* _EXERCISE_
Restate each line word for word. Leave out every picture.

** start SOURCE MATERIAL **

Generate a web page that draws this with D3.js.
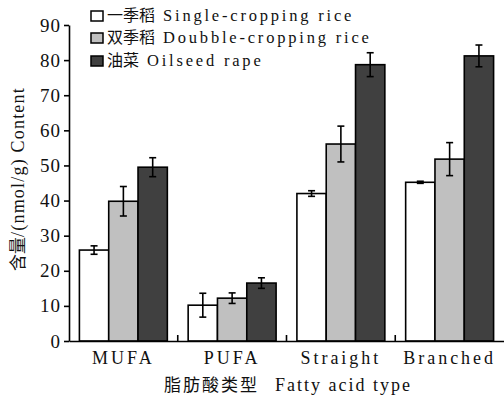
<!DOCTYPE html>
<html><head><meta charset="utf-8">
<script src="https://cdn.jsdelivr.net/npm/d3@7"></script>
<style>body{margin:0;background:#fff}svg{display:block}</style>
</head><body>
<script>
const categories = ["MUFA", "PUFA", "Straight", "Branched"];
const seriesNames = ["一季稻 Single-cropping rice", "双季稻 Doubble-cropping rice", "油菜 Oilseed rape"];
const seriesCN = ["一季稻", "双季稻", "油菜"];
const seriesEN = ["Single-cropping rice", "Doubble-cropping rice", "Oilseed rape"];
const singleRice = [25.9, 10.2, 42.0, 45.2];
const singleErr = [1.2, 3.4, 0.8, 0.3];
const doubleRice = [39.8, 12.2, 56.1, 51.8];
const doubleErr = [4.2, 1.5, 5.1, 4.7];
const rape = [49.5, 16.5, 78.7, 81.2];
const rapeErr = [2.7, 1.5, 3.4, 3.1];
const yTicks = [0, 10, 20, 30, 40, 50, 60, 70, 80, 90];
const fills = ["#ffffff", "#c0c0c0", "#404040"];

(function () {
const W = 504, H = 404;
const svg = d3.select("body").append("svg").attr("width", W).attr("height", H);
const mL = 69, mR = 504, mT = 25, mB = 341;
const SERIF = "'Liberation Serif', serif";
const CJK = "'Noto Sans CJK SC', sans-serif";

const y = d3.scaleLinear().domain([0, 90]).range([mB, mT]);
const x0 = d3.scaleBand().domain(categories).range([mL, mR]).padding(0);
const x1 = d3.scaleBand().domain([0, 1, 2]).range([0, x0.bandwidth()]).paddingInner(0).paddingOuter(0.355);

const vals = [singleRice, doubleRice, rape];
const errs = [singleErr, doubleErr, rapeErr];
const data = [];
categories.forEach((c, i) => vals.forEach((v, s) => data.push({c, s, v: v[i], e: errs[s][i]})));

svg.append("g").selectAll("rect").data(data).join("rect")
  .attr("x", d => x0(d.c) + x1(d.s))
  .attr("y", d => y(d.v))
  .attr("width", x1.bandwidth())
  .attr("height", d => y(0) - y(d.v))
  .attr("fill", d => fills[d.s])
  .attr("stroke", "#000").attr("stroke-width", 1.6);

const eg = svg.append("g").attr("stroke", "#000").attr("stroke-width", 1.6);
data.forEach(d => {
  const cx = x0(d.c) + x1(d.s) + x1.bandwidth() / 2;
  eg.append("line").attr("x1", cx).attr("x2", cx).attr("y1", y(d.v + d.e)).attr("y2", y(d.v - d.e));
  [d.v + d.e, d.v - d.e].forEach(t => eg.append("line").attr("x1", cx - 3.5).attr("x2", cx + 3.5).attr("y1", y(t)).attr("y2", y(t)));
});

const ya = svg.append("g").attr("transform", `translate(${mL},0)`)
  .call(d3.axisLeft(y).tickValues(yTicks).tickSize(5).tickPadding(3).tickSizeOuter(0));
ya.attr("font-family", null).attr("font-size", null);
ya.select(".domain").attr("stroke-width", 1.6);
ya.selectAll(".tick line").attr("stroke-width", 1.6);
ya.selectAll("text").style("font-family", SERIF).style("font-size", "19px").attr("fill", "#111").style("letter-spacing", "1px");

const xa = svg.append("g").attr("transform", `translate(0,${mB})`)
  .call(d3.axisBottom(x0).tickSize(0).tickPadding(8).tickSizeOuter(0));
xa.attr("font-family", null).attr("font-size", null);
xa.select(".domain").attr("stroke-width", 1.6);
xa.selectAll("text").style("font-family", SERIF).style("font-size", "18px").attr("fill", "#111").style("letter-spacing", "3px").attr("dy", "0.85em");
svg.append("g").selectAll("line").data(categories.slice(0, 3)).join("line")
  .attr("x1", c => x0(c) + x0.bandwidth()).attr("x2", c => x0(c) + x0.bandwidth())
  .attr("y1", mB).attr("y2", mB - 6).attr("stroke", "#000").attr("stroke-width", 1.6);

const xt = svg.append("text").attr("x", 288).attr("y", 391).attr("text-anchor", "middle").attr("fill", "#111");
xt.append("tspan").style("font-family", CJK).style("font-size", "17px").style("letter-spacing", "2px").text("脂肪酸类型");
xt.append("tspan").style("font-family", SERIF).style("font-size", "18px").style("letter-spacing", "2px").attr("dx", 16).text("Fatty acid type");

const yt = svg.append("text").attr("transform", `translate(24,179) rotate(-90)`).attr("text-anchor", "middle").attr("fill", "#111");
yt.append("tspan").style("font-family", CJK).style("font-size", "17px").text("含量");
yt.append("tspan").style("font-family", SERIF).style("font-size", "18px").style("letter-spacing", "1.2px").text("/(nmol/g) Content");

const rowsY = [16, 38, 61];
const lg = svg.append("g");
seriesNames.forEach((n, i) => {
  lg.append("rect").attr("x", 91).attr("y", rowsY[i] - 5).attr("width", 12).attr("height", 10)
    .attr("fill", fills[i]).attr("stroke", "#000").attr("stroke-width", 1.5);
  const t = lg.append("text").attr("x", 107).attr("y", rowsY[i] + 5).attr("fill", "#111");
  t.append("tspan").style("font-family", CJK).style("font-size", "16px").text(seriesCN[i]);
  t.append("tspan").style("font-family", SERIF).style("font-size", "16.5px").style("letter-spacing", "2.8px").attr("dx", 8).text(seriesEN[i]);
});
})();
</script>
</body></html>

** end SOURCE MATERIAL **

* _SOLUTION FOR THIS EXERCISE_
Generate a web page that draws this with D3.js.
<!DOCTYPE html>
<html><head><meta charset="utf-8">
<script src="https://cdn.jsdelivr.net/npm/d3@7"></script>
<style>body{margin:0;background:#fff}svg{display:block}</style>
</head><body>
<script>
const categories = ["MUFA", "PUFA", "Straight", "Branched"];
const seriesNames = ["一季稻 Single-cropping rice", "双季稻 Doubble-cropping rice", "油菜 Oilseed rape"];
const seriesCN = ["一季稻", "双季稻", "油菜"];
const seriesEN = ["Single-cropping rice", "Doubble-cropping rice", "Oilseed rape"];
const singleRice = [25.9, 10.2, 42.0, 45.2];
const singleErr = [1.2, 3.4, 0.8, 0.3];
const doubleRice = [39.8, 12.2, 56.1, 51.8];
const doubleErr = [4.2, 1.5, 5.1, 4.7];
const rape = [49.5, 16.5, 78.7, 81.2];
const rapeErr = [2.7, 1.5, 3.4, 3.1];
const yTicks = [0, 10, 20, 30, 40, 50, 60, 70, 80, 90];
const fills = ["#ffffff", "#c0c0c0", "#404040"];

(function () {
const W = 504, H = 404;
const svg = d3.select("body").append("svg").attr("width", W).attr("height", H);
const mL = 69, mR = 504, mT = 25, mB = 341;
const SERIF = "'Liberation Serif', serif";
const CJK = "'Noto Sans CJK SC', sans-serif";

const y = d3.scaleLinear().domain([0, 90]).range([mB, mT]);
const x0 = d3.scaleBand().domain(categories).range([mL, mR]).padding(0);
const x1 = d3.scaleBand().domain([0, 1, 2]).range([0, x0.bandwidth()]).paddingInner(0).paddingOuter(0.355);

const vals = [singleRice, doubleRice, rape];
const errs = [singleErr, doubleErr, rapeErr];
const data = [];
categories.forEach((c, i) => vals.forEach((v, s) => data.push({c, s, v: v[i], e: errs[s][i]})));

svg.append("g").selectAll("rect").data(data).join("rect")
  .attr("x", d => x0(d.c) + x1(d.s))
  .attr("y", d => y(d.v))
  .attr("width", x1.bandwidth())
  .attr("height", d => y(0) - y(d.v))
  .attr("fill", d => fills[d.s])
  .attr("stroke", "#000").attr("stroke-width", 1.6);

const eg = svg.append("g").attr("stroke", "#000").attr("stroke-width", 1.6);
data.forEach(d => {
  const cx = x0(d.c) + x1(d.s) + x1.bandwidth() / 2;
  eg.append("line").attr("x1", cx).attr("x2", cx).attr("y1", y(d.v + d.e)).attr("y2", y(d.v - d.e));
  [d.v + d.e, d.v - d.e].forEach(t => eg.append("line").attr("x1", cx - 3.5).attr("x2", cx + 3.5).attr("y1", y(t)).attr("y2", y(t)));
});

const ya = svg.append("g").attr("transform", `translate(${mL},0)`)
  .call(d3.axisLeft(y).tickValues(yTicks).tickSize(5).tickPadding(3).tickSizeOuter(0));
ya.attr("font-family", null).attr("font-size", null);
ya.select(".domain").attr("stroke-width", 1.6);
ya.selectAll(".tick line").attr("stroke-width", 1.6);
ya.selectAll("text").style("font-family", SERIF).style("font-size", "19px").attr("fill", "#111").style("letter-spacing", "1px");

const xa = svg.append("g").attr("transform", `translate(0,${mB})`)
  .call(d3.axisBottom(x0).tickSize(0).tickPadding(8).tickSizeOuter(0));
xa.attr("font-family", null).attr("font-size", null);
xa.select(".domain").attr("stroke-width", 1.6);
xa.selectAll("text").style("font-family", SERIF).style("font-size", "18px").attr("fill", "#111").style("letter-spacing", "3px").attr("dy", "0.85em");
svg.append("g").selectAll("line").data(categories.slice(0, 3)).join("line")
  .attr("x1", c => x0(c) + x0.bandwidth()).attr("x2", c => x0(c) + x0.bandwidth())
  .attr("y1", mB).attr("y2", mB - 6).attr("stroke", "#000").attr("stroke-width", 1.6);

const xt = svg.append("text").attr("x", 288).attr("y", 391).attr("text-anchor", "middle").attr("fill", "#111");
xt.append("tspan").style("font-family", CJK).style("font-size", "17px").style("letter-spacing", "2px").text("脂肪酸类型");
xt.append("tspan").style("font-family", SERIF).style("font-size", "18px").style("letter-spacing", "2px").attr("dx", 16).text("Fatty acid type");

const yt = svg.append("text").attr("transform", `translate(24,179) rotate(-90)`).attr("text-anchor", "middle").attr("fill", "#111");
yt.append("tspan").style("font-family", CJK).style("font-size", "17px").text("含量");
yt.append("tspan").style("font-family", SERIF).style("font-size", "18px").style("letter-spacing", "1.2px").text("/(nmol/g) Content");

const rowsY = [16, 38, 61];
const lg = svg.append("g");
seriesNames.forEach((n, i) => {
  lg.append("rect").attr("x", 91).attr("y", rowsY[i] - 5).attr("width", 12).attr("height", 10)
    .attr("fill", fills[i]).attr("stroke", "#000").attr("stroke-width", 1.5);
  const t = lg.append("text").attr("x", 107).attr("y", rowsY[i] + 5).attr("fill", "#111");
  t.append("tspan").style("font-family", CJK).style("font-size", "16px").text(seriesCN[i]);
  t.append("tspan").style("font-family", SERIF).style("font-size", "16.5px").style("letter-spacing", "2.8px").attr("dx", 8).text(seriesEN[i]);
});
})();
</script>
</body></html>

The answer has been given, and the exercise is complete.